I spent the last several days in Seattle, attending the annual meeting of the American Society of Tropical Medicine and Hygiene. The meeting lasts five days and attracts about 3000 scientists and physicians. I know a few other people attending, but in the masses of humanity, we rarely encountered one another. Sessions run from 7 a.m. until 8 p.m. and cover a variety of subjects including mosquito behavior, immune responses to tropical infections, and newly important diseases like monkeypox.
Many sessions intimidate me. Though I was in training for many years, I almost always feel I am the least intelligent person in attendance. For example, in a session on malaria immunology, I knew almost nothing. There were long discussions of interferons and cytokines, pro-inflammatory and anti-inflammatory chemicals in constant balance in our bodies. Interferons and cytokines are given a letter and/or number designation (interferon 1 beta, for example) and there are dozens. In the immunology sessions, scientists discuss the complex interactions between interferons, cytokines, and infections, as easily as they talk about the weather or recount what they had for breakfast. In contract, mention the word “interferon” and my eyes glaze over. The whole field of immunology seems impossibly complex. I do not even try to learn it.

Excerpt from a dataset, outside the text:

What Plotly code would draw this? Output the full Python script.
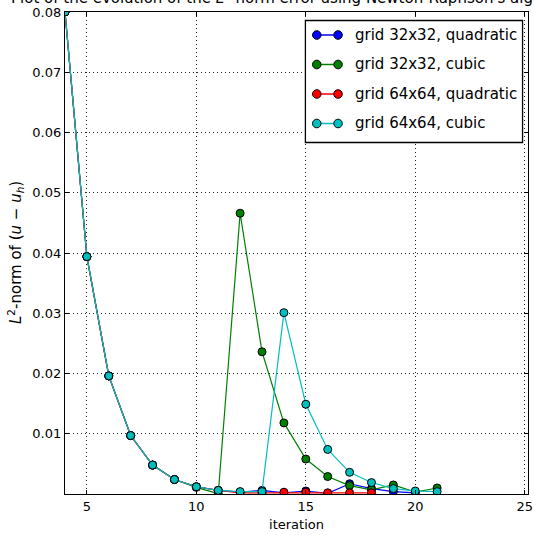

My medical knowledge is narrowly focused. Though I know a lot about a small number of things, attending this meeting makes me understand how little I know about a lot of other important matters related to malaria. Do other people in medicine and science feel like this? How about people in other professions? Lawyers, for example. Do estate planning lawyers get a glazed look in their eyes when someone mentions criminal law? Possibly. What about non-professionals? My guess is people working in these areas are more intellectually flexible. I would think that an electrician who specializes in wiring new homes might take an interest in learning how employees of the electric company repair downed power lines. But maybe not. Is the knowledge base needed to perform both home wiring and fix a downed power line narrower than the one needed to design and conduct a clinical trial and understand the immunological response to the same disease?
Though I know a lot about a small number of things, attending this meeting makes me understand how little I know about a lot of other important matters related to malaria.
At this point in my life, unless I have to or want to learn something new, I ignore it. I used to love to learn new things just to be a more well-rounded person, things like geology or minutiae about baroque opera. I suppose immunology does not make the cut of things I both need to and want to know learn about. Rather than beat myself up about this, I need to accept the fact that I simply will never learn this area of science. And since acceptance is on the path to happiness, perhaps it is better to think this way in all aspects of my life. Ignorance has made me unhappy. If I can accept my ignorance, my guess is it will lead to bliss.